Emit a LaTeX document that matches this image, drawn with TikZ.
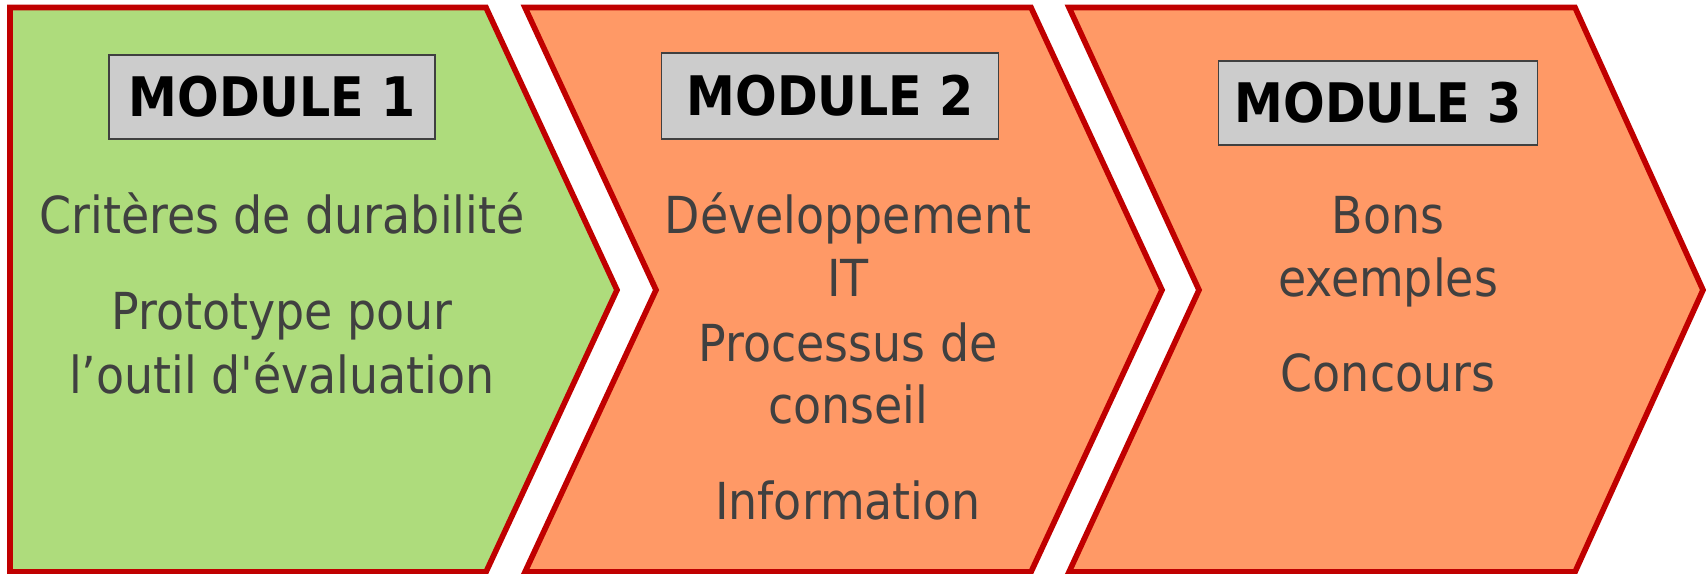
\documentclass[tikz,border=0pt]{standalone}
\usepackage{fontspec}
\setmainfont{DejaVu Sans Condensed}
\usetikzlibrary{positioning}
\definecolor{modgreen}{RGB}{174,220,124}
\definecolor{modorange}{RGB}{255,153,102}
\definecolor{modred}{RGB}{192,0,0}
\definecolor{modgray}{RGB}{204,204,204}
\definecolor{modtext}{RGB}{64,64,64}

\begin{document}
\begin{tikzpicture}[x=0.01cm, y=-0.01cm,
  chevron/.style={draw=modred, line width=1.6pt, line join=miter},
  modbox/.style={draw=black!75, line width=0.4pt, fill=modgray, inner sep=0pt, font=\fontsize{15.5}{18}\selectfont\bfseries},
  itemtxt/.style={text=modtext, anchor=base, inner sep=0pt, font=\fontsize{14.5}{17}\selectfont}]
\useasboundingbox (0,0) rectangle (1706,574);
% the three steps
\draw[chevron, fill=modgreen] (10,7.5) -- (486,7.5) -- (617,290) -- (486,572) -- (10,572) -- cycle;
\draw[chevron, fill=modorange] (525,7.5) -- (1031,7.5) -- (1162,290) -- (1031,572) -- (525,572) -- (656,290) -- cycle;
\draw[chevron, fill=modorange] (1069,7.5) -- (1575,7.5) -- (1703,290) -- (1575,572) -- (1069,572) -- (1199,290) -- cycle;
% headings
\node (m1) [modbox, minimum width=3.26cm, minimum height=0.84cm] at (272,97) {MODULE 1};
\node (m2) [modbox, minimum width=3.37cm, minimum height=0.86cm] at (830,96) {MODULE 2};
\node (m3) [modbox, minimum width=3.19cm, minimum height=0.84cm] at (1378,103) {MODULE 3};
% module 1
\node (crit) [itemtxt] at (282,234) {Critères de durabilité};
\node (proto) [itemtxt] at (282,330) {Prototype pour};
\node (outil) [itemtxt] at (282,394) {l’outil d\textquotesingle évaluation};
% module 2
\node (dev) [itemtxt] at (848,234) {Développement};
\node (it) [itemtxt] at (848,297) {IT};
\node (proc) [itemtxt] at (848,362) {Processus de};
\node (cons) [itemtxt] at (848,424) {conseil};
\node (info) [itemtxt] at (848,520) {Information};
% module 3
\node (bons) [itemtxt] at (1388,234) {Bons};
\node (exem) [itemtxt] at (1388,297) {exemples};
\node (conc) [itemtxt] at (1388,392) {Concours};
\end{tikzpicture}
\end{document}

§ The exercise: Transcribe the full listing above exactly, with the images removed.

§ Exercise response:
Emit a LaTeX document that matches this image, drawn with TikZ.
\documentclass[tikz,border=0pt]{standalone}
\usepackage{fontspec}
\setmainfont{DejaVu Sans Condensed}
\usetikzlibrary{positioning}
\definecolor{modgreen}{RGB}{174,220,124}
\definecolor{modorange}{RGB}{255,153,102}
\definecolor{modred}{RGB}{192,0,0}
\definecolor{modgray}{RGB}{204,204,204}
\definecolor{modtext}{RGB}{64,64,64}

\begin{document}
\begin{tikzpicture}[x=0.01cm, y=-0.01cm,
  chevron/.style={draw=modred, line width=1.6pt, line join=miter},
  modbox/.style={draw=black!75, line width=0.4pt, fill=modgray, inner sep=0pt, font=\fontsize{15.5}{18}\selectfont\bfseries},
  itemtxt/.style={text=modtext, anchor=base, inner sep=0pt, font=\fontsize{14.5}{17}\selectfont}]
\useasboundingbox (0,0) rectangle (1706,574);
% the three steps
\draw[chevron, fill=modgreen] (10,7.5) -- (486,7.5) -- (617,290) -- (486,572) -- (10,572) -- cycle;
\draw[chevron, fill=modorange] (525,7.5) -- (1031,7.5) -- (1162,290) -- (1031,572) -- (525,572) -- (656,290) -- cycle;
\draw[chevron, fill=modorange] (1069,7.5) -- (1575,7.5) -- (1703,290) -- (1575,572) -- (1069,572) -- (1199,290) -- cycle;
% headings
\node (m1) [modbox, minimum width=3.26cm, minimum height=0.84cm] at (272,97) {MODULE 1};
\node (m2) [modbox, minimum width=3.37cm, minimum height=0.86cm] at (830,96) {MODULE 2};
\node (m3) [modbox, minimum width=3.19cm, minimum height=0.84cm] at (1378,103) {MODULE 3};
% module 1
\node (crit) [itemtxt] at (282,234) {Critères de durabilité};
\node (proto) [itemtxt] at (282,330) {Prototype pour};
\node (outil) [itemtxt] at (282,394) {l’outil d\textquotesingle évaluation};
% module 2
\node (dev) [itemtxt] at (848,234) {Développement};
\node (it) [itemtxt] at (848,297) {IT};
\node (proc) [itemtxt] at (848,362) {Processus de};
\node (cons) [itemtxt] at (848,424) {conseil};
\node (info) [itemtxt] at (848,520) {Information};
% module 3
\node (bons) [itemtxt] at (1388,234) {Bons};
\node (exem) [itemtxt] at (1388,297) {exemples};
\node (conc) [itemtxt] at (1388,392) {Concours};
\end{tikzpicture}
\end{document}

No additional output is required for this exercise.